- _Dataset content_
[Start]
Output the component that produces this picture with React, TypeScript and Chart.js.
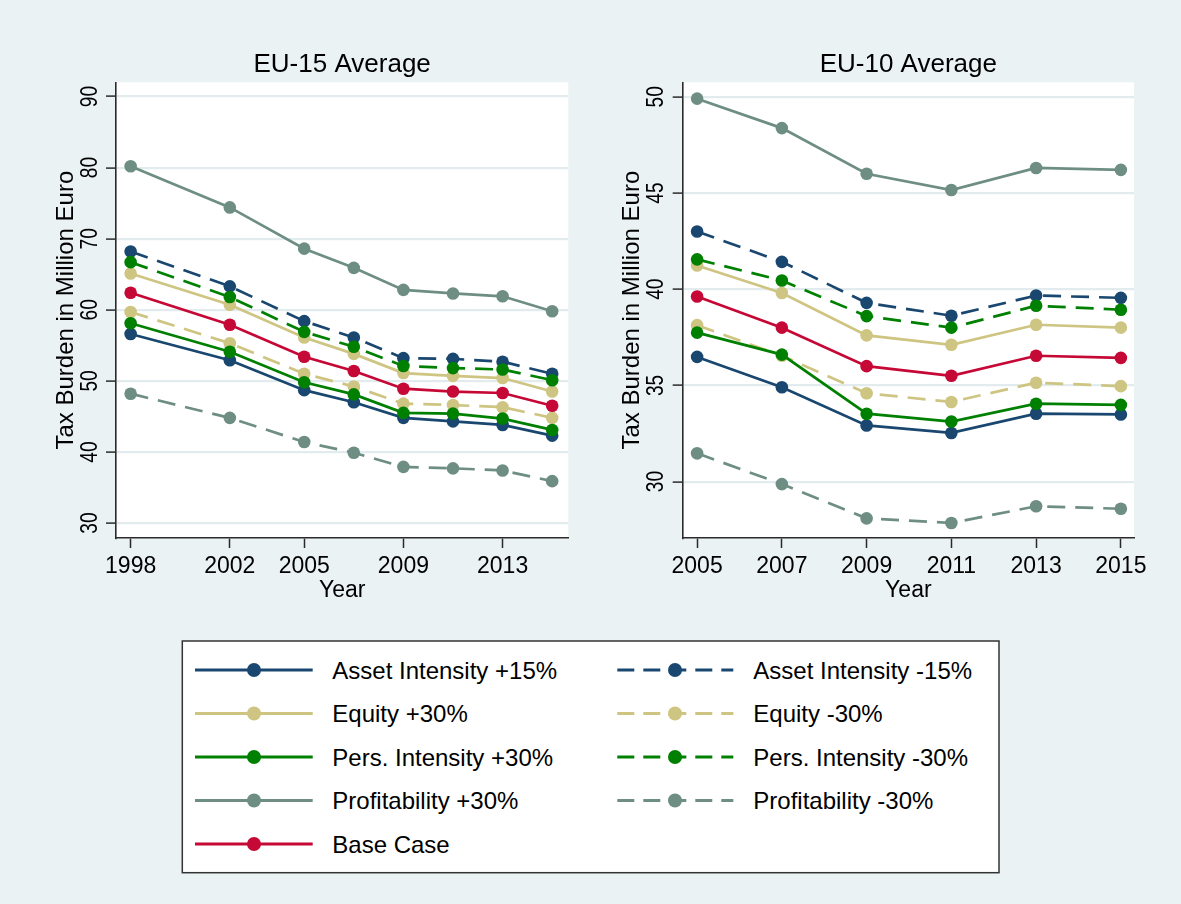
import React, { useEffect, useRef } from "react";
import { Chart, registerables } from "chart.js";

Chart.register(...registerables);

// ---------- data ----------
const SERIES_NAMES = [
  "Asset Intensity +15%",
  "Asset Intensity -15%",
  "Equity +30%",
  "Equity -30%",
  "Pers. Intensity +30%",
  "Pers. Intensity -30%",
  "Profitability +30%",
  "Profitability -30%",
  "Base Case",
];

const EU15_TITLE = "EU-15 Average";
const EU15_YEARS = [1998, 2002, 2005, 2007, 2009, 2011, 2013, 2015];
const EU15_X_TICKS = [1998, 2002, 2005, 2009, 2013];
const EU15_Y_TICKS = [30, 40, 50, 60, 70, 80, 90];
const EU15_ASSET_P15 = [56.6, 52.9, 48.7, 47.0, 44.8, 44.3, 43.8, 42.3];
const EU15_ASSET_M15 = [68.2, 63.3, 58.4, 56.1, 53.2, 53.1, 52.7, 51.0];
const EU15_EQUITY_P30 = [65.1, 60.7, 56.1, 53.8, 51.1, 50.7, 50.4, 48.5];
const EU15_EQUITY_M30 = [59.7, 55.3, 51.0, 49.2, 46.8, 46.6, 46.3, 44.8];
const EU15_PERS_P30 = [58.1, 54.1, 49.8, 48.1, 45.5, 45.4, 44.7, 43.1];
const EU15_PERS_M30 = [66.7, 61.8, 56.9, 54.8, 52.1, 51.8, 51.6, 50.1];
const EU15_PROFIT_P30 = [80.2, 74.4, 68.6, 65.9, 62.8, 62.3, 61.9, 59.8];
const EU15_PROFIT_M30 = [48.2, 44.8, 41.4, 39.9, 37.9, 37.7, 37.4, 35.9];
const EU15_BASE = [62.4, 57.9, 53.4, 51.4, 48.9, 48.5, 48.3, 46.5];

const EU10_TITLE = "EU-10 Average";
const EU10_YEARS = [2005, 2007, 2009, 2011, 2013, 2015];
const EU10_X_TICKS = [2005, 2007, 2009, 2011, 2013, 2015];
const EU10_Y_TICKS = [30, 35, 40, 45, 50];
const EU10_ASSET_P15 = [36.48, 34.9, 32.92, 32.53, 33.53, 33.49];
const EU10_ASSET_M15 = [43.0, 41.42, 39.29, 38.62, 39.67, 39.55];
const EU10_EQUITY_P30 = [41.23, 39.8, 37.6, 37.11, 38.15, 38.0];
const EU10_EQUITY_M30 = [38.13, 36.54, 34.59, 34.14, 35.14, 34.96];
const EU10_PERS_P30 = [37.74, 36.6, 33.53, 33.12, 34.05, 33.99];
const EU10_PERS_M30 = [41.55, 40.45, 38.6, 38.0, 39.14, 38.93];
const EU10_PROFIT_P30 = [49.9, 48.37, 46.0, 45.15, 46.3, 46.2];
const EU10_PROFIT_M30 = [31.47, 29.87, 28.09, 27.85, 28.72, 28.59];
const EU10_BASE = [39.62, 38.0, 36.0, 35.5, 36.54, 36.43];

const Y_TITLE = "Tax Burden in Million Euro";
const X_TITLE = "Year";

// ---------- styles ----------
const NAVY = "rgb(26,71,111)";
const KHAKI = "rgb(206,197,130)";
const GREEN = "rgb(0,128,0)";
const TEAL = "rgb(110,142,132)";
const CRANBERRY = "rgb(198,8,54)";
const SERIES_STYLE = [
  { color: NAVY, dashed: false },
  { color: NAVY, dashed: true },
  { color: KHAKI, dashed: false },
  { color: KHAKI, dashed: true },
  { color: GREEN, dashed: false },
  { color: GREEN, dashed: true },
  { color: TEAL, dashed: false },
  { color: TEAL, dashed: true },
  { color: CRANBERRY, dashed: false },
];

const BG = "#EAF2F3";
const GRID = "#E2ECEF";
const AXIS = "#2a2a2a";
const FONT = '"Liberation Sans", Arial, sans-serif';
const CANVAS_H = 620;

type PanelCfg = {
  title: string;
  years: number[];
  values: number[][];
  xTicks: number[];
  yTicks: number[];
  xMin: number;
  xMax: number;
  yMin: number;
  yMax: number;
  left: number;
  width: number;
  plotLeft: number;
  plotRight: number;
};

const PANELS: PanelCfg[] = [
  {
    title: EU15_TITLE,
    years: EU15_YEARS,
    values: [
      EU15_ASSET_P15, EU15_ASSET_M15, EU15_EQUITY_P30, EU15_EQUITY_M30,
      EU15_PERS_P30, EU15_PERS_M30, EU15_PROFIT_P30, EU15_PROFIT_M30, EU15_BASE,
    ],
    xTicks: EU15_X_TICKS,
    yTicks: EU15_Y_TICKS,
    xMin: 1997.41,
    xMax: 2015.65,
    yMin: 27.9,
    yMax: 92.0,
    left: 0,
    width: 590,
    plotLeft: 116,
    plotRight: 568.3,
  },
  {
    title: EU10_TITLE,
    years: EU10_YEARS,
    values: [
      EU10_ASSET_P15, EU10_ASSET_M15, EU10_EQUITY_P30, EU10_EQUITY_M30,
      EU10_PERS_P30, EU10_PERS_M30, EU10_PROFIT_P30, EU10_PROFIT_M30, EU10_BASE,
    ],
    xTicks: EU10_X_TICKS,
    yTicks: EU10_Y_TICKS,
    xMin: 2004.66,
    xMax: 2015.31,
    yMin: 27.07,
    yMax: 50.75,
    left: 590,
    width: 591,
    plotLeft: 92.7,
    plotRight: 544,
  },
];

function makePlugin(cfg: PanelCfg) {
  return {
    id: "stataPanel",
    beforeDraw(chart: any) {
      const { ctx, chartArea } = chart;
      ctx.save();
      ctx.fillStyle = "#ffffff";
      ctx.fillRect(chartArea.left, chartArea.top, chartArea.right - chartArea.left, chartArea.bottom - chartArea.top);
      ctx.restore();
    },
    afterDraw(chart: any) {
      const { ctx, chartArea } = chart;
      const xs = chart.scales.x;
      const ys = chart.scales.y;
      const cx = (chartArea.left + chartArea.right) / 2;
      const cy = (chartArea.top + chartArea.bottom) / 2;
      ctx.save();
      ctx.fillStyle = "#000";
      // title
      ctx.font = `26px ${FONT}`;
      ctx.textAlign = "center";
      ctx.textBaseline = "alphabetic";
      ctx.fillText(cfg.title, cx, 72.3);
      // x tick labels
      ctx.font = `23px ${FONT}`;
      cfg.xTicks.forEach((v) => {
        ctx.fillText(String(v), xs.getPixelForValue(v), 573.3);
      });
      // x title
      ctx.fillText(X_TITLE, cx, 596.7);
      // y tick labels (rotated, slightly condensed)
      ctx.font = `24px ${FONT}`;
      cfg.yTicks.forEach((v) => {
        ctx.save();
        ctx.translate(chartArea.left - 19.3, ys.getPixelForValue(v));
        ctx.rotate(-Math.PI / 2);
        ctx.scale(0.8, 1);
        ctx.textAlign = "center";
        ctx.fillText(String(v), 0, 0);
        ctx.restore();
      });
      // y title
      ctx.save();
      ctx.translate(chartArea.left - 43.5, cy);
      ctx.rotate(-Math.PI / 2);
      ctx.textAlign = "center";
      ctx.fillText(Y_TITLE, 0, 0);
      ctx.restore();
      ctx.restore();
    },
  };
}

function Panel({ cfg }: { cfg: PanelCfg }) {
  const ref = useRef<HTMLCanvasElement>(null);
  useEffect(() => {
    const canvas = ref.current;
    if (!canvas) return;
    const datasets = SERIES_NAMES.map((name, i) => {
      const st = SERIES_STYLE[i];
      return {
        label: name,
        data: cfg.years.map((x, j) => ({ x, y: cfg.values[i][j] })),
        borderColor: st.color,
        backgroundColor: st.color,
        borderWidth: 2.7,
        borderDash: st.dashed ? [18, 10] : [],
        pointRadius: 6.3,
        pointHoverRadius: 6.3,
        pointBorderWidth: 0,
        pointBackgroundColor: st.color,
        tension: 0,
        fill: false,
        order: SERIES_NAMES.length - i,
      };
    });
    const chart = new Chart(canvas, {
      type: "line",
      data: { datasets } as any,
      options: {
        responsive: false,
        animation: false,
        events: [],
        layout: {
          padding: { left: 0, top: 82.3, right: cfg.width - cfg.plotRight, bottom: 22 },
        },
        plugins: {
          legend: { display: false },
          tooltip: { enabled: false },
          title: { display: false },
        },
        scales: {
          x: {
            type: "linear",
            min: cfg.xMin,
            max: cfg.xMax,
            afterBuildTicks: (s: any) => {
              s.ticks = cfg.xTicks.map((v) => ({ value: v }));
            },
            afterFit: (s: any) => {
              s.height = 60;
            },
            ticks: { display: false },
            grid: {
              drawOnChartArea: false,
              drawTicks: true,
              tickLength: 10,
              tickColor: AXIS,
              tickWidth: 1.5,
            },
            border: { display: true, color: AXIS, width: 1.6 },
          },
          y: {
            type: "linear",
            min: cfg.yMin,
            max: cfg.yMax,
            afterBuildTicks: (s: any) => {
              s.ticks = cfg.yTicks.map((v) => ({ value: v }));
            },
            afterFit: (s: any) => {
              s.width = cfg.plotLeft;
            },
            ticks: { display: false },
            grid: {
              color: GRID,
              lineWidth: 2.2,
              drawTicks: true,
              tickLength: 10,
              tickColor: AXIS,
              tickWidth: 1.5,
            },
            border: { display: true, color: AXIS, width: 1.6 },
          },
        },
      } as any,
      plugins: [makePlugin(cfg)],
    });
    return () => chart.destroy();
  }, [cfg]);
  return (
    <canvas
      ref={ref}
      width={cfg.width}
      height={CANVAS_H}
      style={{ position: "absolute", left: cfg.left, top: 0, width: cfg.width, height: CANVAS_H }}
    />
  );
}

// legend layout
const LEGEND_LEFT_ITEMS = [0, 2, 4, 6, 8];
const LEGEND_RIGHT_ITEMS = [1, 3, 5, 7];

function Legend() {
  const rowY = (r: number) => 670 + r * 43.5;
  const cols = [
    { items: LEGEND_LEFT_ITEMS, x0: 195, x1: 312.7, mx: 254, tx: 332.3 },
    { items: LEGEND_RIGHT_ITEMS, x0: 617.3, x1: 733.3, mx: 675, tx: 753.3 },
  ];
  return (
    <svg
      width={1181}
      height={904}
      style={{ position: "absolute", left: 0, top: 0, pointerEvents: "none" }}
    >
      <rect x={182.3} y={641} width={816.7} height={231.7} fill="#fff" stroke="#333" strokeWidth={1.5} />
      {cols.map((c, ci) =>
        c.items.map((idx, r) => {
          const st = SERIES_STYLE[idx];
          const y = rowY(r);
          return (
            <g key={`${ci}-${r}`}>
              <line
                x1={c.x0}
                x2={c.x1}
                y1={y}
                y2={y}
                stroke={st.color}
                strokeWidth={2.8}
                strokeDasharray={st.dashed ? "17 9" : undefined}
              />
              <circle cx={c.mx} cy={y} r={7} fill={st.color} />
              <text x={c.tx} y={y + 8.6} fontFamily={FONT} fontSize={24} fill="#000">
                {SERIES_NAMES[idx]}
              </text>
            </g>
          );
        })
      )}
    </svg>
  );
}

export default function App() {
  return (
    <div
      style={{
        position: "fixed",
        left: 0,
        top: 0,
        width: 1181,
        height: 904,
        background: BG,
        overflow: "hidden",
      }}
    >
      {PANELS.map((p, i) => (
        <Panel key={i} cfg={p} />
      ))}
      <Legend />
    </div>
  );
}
[End]
- _Short exercise_
Make an exact copy of the lines from the top of the material through the line with "Chart.register(...registerables);", pictures excluded.

- _Problem solution_
Output the component that produces this picture with React, TypeScript and Chart.js.
import React, { useEffect, useRef } from "react";
import { Chart, registerables } from "chart.js";

Chart.register(...registerables);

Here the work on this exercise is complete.